» **Your instructions**
Leave the pictures out. Retype exactly the lines below from the one containing "Clone this chart in Apache ECharts." through the one containing "var batch2 = [257, 426, 139, 33, 15, 6, 3, 3];", and no others.

[Dataset items]
____

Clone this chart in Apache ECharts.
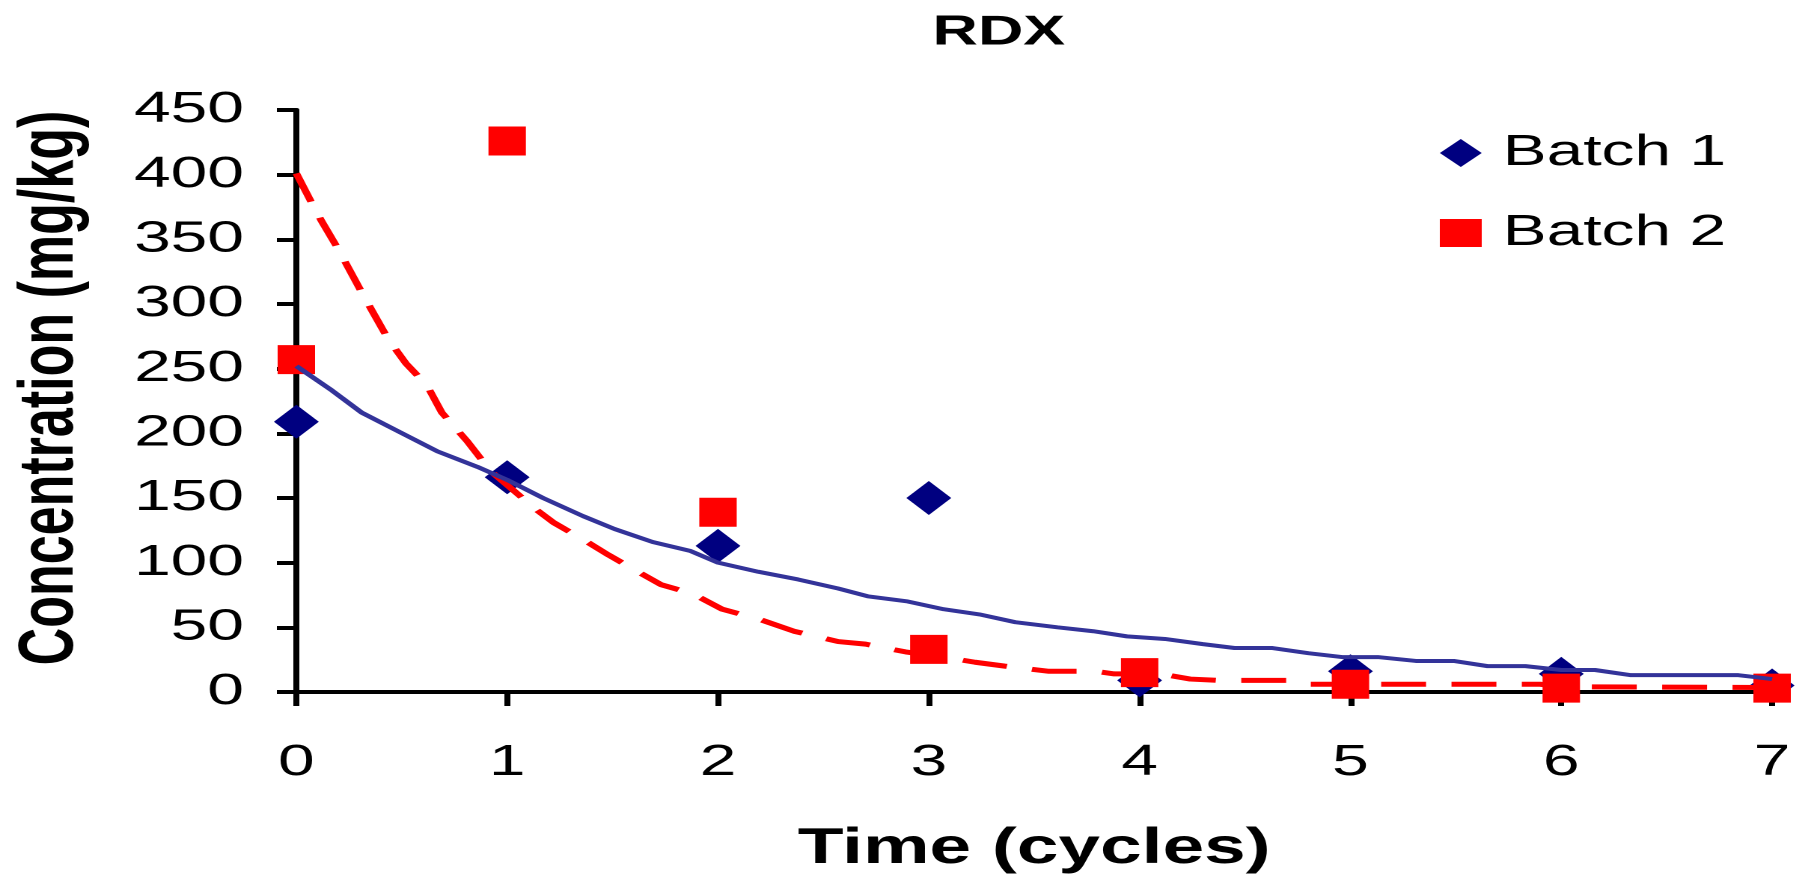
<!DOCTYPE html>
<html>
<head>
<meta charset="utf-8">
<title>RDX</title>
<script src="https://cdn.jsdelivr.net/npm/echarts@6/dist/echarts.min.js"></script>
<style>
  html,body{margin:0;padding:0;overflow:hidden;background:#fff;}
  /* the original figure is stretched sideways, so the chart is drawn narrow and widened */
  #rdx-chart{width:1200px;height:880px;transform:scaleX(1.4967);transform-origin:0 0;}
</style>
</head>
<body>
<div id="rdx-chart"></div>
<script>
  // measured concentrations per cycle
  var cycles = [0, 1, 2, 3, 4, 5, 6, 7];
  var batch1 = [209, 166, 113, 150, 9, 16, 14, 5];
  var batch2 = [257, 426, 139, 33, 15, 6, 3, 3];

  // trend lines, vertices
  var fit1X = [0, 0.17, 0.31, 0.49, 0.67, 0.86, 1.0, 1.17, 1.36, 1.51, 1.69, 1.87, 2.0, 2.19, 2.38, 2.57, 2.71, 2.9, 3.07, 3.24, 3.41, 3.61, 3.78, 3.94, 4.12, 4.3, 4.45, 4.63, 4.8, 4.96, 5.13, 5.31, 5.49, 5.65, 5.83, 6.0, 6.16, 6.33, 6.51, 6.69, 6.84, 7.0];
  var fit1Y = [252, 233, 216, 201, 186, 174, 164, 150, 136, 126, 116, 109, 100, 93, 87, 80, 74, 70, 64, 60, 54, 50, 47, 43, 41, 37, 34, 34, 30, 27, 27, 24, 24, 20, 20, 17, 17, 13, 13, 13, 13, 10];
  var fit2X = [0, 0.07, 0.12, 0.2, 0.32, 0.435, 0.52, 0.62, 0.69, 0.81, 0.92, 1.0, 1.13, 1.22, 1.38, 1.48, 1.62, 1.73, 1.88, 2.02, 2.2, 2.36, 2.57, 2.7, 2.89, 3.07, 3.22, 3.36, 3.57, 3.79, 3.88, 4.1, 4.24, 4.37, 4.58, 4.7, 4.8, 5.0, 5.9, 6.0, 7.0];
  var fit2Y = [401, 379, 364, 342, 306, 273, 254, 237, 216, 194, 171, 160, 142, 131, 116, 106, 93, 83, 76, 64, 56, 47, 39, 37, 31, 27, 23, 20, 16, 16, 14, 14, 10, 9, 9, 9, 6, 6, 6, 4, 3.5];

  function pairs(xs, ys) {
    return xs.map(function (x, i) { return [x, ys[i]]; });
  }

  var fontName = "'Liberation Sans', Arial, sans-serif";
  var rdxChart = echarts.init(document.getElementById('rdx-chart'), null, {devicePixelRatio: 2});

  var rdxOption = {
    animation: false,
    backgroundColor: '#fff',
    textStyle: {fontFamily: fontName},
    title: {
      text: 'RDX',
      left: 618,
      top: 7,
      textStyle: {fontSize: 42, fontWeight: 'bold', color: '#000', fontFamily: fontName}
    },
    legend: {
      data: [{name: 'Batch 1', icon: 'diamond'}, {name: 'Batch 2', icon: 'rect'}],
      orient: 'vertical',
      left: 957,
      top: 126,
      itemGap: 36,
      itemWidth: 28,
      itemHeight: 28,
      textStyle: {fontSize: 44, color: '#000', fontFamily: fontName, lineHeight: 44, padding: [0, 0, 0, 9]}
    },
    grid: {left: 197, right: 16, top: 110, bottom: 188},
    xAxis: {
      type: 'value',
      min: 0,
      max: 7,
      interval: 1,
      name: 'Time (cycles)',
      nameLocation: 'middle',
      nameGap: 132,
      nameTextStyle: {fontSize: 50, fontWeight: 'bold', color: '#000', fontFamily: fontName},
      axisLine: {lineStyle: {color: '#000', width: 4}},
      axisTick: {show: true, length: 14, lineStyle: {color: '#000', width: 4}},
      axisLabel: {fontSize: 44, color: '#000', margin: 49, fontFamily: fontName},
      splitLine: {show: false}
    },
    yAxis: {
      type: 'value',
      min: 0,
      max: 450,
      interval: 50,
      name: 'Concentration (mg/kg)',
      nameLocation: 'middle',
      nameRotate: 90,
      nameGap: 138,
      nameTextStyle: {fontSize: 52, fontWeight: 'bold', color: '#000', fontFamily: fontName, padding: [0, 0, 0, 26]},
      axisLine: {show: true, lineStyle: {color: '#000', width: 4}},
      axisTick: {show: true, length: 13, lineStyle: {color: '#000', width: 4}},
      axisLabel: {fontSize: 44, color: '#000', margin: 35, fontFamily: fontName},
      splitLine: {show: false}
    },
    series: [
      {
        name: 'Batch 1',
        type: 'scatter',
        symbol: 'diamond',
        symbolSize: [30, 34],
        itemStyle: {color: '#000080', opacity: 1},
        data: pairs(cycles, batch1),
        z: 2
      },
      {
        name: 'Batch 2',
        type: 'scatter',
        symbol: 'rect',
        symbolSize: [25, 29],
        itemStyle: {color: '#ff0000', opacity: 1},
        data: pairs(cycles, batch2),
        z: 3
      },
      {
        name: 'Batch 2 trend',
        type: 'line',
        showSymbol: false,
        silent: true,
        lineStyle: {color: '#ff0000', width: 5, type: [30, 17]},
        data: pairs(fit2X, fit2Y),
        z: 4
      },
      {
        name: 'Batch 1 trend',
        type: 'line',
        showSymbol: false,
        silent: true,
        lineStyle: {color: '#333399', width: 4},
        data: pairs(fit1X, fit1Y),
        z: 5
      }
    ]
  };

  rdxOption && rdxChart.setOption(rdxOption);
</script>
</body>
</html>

____

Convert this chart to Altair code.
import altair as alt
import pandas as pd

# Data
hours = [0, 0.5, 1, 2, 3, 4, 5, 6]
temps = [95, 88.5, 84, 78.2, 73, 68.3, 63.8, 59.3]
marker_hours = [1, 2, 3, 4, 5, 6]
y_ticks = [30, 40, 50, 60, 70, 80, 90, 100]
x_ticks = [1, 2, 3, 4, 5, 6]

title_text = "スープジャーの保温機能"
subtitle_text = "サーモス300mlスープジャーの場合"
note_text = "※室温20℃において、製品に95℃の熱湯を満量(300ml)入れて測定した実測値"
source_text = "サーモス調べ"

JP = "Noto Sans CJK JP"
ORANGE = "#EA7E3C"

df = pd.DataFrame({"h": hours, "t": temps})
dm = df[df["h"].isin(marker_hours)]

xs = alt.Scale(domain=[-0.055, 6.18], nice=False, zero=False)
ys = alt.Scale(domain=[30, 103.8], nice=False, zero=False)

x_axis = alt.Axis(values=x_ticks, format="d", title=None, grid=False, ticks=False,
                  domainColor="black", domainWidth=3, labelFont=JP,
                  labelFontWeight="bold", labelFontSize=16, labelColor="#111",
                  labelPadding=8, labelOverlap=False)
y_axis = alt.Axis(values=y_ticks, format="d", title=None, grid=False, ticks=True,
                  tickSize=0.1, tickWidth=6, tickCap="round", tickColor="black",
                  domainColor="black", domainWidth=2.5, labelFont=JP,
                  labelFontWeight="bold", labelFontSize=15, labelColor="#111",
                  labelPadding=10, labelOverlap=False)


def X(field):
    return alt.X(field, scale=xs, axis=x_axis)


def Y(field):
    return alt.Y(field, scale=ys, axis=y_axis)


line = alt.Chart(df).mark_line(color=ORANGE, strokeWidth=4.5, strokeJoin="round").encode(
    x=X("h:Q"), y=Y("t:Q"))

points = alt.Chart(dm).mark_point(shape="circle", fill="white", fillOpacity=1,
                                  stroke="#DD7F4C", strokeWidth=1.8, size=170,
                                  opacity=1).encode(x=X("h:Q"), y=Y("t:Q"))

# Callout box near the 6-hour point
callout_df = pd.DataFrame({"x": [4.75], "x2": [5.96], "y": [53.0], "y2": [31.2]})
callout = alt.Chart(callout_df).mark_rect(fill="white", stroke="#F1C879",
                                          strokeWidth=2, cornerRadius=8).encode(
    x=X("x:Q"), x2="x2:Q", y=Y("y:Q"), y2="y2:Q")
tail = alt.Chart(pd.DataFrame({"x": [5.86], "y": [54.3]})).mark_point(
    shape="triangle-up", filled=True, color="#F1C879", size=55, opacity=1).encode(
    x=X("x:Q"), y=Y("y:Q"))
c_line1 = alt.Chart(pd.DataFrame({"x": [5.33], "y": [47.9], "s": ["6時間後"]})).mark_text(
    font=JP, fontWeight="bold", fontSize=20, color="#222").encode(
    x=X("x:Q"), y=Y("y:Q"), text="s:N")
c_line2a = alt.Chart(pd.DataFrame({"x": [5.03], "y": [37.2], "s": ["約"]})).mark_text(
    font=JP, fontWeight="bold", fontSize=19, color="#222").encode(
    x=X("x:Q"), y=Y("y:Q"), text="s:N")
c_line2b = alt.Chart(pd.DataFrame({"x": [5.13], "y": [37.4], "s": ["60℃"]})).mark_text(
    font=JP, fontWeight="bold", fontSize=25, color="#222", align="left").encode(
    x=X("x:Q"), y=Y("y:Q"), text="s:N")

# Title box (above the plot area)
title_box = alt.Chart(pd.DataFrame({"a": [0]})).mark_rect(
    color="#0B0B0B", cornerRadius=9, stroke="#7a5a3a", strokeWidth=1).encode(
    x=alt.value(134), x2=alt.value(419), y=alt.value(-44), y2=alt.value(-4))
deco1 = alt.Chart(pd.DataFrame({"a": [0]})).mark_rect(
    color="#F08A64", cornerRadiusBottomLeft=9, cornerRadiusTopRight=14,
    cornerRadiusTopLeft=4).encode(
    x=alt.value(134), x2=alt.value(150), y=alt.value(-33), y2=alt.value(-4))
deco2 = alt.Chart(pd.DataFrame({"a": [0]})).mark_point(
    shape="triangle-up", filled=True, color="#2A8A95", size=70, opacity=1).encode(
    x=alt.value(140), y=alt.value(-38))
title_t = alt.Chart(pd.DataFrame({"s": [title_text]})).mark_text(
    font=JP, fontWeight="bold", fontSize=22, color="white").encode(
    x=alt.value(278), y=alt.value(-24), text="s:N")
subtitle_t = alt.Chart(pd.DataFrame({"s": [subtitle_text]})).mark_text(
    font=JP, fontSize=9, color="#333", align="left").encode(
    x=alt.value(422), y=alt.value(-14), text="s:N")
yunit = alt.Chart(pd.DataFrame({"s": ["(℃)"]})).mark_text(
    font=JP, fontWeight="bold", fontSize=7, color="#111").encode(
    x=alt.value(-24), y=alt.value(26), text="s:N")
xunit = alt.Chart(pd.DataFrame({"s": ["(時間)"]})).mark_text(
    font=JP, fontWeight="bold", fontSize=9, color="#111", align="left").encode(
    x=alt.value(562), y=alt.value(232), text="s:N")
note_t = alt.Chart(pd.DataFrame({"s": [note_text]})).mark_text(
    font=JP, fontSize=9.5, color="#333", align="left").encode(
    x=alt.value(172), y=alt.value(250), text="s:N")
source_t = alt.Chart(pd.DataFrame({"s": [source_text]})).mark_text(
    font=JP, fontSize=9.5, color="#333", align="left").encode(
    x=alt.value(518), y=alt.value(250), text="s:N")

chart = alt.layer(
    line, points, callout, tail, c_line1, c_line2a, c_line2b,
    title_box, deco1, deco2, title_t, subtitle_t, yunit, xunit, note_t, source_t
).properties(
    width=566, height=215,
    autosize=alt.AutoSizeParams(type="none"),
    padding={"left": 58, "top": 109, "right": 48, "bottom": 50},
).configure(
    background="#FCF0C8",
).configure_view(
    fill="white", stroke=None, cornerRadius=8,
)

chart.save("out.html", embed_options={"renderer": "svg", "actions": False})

____

» **Complete output**
Clone this chart in Apache ECharts.
<!DOCTYPE html>
<html>
<head>
<meta charset="utf-8">
<title>RDX</title>
<script src="https://cdn.jsdelivr.net/npm/echarts@6/dist/echarts.min.js"></script>
<style>
  html,body{margin:0;padding:0;overflow:hidden;background:#fff;}
  /* the original figure is stretched sideways, so the chart is drawn narrow and widened */
  #rdx-chart{width:1200px;height:880px;transform:scaleX(1.4967);transform-origin:0 0;}
</style>
</head>
<body>
<div id="rdx-chart"></div>
<script>
  // measured concentrations per cycle
  var cycles = [0, 1, 2, 3, 4, 5, 6, 7];
  var batch1 = [209, 166, 113, 150, 9, 16, 14, 5];
  var batch2 = [257, 426, 139, 33, 15, 6, 3, 3];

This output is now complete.